The problem:
In the entries below, count the lines holding "this". Reply with the number only.

Records:
-.-.-
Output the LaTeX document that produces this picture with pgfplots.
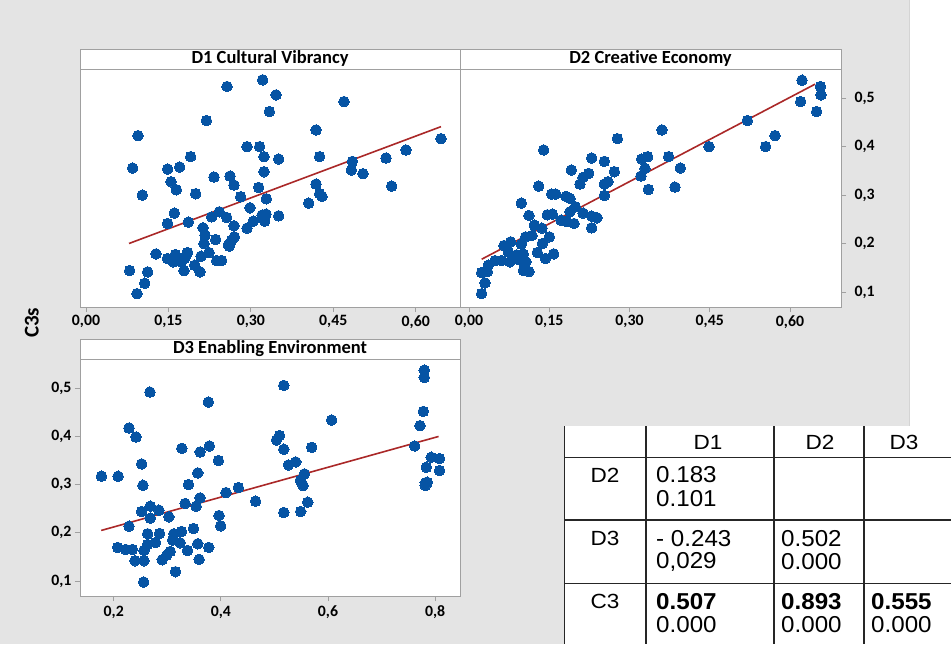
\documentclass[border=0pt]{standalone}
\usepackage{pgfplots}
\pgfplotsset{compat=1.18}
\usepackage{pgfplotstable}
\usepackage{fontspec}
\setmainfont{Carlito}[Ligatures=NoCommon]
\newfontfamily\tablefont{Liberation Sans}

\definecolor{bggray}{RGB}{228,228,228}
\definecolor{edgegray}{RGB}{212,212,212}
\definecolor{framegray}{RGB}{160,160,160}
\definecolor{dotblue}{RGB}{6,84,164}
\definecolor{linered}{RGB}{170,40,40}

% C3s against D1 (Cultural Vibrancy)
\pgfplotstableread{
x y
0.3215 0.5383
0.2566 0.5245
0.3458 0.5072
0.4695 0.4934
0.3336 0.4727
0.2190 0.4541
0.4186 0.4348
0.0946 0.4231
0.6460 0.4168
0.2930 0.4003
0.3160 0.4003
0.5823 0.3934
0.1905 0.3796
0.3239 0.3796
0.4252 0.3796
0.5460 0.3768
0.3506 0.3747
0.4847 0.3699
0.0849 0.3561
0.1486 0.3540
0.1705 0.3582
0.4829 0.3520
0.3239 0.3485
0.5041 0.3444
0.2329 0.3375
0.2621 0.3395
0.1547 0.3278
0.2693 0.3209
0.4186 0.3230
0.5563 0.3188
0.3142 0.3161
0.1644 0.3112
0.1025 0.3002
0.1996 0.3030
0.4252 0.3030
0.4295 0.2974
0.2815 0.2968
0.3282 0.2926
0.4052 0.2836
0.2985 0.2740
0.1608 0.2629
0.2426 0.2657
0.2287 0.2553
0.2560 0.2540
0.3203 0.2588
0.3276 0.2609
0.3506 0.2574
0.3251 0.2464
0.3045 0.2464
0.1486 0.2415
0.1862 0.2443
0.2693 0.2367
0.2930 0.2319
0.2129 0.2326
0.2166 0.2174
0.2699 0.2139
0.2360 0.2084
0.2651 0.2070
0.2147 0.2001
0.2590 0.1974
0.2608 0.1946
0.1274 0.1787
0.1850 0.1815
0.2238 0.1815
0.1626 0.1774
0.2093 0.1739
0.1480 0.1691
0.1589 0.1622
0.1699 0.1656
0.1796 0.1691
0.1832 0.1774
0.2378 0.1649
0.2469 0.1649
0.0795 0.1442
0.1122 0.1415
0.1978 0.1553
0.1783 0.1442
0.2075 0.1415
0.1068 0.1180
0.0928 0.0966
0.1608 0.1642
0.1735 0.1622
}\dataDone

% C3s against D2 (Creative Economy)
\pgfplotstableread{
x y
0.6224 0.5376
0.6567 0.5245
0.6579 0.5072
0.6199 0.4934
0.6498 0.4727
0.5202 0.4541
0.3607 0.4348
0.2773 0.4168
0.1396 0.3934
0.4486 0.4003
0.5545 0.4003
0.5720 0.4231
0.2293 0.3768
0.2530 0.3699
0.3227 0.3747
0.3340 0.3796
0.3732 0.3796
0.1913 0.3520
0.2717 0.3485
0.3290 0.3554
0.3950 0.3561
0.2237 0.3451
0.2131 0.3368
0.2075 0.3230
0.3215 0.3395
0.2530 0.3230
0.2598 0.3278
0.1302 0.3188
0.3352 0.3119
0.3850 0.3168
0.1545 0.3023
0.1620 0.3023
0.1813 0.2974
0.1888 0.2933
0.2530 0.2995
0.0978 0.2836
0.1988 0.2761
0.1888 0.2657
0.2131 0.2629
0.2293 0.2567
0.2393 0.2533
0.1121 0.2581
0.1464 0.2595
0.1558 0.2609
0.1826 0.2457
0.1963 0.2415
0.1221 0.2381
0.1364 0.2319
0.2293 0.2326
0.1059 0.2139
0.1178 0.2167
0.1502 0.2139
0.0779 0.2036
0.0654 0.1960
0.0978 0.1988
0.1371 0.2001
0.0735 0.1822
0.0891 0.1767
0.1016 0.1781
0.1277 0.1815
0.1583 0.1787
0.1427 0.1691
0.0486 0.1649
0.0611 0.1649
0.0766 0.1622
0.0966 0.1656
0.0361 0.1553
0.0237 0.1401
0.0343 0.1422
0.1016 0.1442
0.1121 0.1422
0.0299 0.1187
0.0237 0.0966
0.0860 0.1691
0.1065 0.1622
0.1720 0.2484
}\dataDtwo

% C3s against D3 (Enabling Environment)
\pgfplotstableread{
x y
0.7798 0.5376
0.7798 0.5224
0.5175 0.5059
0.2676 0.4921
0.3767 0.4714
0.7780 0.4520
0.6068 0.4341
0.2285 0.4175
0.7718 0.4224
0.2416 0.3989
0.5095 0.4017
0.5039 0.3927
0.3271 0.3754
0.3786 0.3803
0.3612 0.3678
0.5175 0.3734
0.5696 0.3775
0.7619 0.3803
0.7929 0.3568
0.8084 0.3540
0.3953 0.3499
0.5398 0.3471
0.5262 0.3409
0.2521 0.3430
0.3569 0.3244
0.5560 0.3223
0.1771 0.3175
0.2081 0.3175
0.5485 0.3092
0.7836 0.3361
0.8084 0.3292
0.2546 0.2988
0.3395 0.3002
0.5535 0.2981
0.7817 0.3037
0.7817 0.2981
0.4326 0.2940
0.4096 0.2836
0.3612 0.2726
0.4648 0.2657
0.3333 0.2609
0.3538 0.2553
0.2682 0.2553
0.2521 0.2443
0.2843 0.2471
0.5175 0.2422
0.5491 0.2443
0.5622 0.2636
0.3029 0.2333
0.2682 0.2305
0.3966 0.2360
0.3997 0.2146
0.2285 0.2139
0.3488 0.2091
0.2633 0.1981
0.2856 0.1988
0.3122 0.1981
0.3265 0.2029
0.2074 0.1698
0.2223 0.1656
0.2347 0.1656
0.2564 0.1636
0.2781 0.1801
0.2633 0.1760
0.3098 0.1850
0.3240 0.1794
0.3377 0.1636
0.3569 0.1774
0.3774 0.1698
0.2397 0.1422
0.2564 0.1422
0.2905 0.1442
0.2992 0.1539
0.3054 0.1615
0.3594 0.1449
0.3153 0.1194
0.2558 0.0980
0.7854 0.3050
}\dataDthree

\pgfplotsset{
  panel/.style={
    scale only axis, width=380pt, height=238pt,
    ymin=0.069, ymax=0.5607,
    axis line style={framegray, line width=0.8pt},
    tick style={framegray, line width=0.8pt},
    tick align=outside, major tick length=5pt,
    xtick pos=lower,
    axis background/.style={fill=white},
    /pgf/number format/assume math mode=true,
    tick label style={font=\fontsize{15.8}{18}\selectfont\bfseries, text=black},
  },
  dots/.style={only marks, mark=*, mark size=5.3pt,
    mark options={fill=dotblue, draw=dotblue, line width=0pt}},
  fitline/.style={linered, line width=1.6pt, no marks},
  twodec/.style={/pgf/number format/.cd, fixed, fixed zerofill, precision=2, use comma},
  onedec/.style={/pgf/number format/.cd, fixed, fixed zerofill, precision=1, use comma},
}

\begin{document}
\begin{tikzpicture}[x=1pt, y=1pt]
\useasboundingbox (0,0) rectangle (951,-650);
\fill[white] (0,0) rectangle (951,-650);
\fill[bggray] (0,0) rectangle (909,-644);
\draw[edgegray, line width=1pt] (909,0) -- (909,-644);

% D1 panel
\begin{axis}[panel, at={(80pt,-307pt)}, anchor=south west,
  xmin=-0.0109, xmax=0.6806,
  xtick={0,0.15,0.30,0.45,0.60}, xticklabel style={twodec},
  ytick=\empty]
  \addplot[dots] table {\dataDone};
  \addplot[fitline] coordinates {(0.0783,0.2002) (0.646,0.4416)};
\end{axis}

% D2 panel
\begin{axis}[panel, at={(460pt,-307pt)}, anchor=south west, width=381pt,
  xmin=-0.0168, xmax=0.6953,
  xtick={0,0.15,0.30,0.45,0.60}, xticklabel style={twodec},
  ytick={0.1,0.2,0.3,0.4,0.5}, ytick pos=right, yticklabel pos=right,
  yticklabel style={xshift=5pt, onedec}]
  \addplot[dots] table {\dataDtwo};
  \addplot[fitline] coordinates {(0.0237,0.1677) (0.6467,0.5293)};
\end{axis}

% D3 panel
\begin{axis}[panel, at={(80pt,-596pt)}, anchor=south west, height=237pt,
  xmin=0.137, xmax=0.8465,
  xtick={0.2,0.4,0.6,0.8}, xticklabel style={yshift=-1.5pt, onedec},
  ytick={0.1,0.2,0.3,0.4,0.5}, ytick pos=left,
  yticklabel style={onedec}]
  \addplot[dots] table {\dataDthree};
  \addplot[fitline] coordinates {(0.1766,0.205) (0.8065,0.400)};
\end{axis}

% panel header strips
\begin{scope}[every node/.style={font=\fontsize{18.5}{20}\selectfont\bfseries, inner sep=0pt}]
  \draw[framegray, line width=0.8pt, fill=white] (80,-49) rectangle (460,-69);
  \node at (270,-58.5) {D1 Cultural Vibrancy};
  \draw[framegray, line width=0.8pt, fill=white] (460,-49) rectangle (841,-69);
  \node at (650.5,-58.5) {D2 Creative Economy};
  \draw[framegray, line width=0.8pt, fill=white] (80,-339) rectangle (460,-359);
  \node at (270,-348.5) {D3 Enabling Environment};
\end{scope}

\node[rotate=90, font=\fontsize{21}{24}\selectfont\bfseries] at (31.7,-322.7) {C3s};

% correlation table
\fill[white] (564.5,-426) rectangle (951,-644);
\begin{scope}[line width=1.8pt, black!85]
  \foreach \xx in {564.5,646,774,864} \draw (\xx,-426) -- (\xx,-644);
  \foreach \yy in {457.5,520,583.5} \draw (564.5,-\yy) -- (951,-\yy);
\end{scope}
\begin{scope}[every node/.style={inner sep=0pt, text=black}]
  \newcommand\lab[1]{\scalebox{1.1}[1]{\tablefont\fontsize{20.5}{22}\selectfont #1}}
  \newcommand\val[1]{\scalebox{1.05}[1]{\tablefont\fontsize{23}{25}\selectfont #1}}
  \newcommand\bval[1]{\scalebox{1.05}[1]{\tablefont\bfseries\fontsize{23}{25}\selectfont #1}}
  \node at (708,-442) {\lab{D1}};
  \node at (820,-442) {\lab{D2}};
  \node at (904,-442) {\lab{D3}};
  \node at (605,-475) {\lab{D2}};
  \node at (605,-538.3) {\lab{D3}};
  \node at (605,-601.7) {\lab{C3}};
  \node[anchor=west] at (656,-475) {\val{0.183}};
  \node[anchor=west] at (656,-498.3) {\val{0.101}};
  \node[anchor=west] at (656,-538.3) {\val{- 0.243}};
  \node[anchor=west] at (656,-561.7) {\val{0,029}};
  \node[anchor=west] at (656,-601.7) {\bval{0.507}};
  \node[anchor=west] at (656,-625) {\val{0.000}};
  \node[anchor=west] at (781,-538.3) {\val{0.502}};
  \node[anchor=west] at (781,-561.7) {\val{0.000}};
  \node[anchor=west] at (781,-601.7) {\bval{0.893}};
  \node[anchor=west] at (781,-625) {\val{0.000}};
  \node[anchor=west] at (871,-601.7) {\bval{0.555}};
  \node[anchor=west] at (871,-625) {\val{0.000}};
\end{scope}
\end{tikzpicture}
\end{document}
-.-.-
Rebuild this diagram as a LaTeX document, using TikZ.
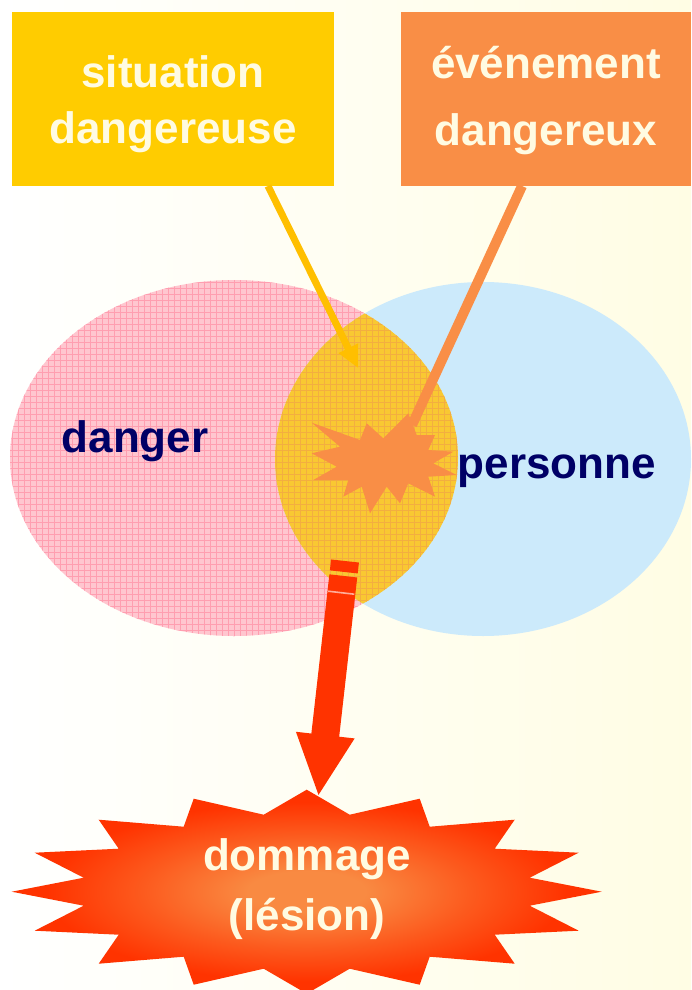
-.-.-
Full solution:
2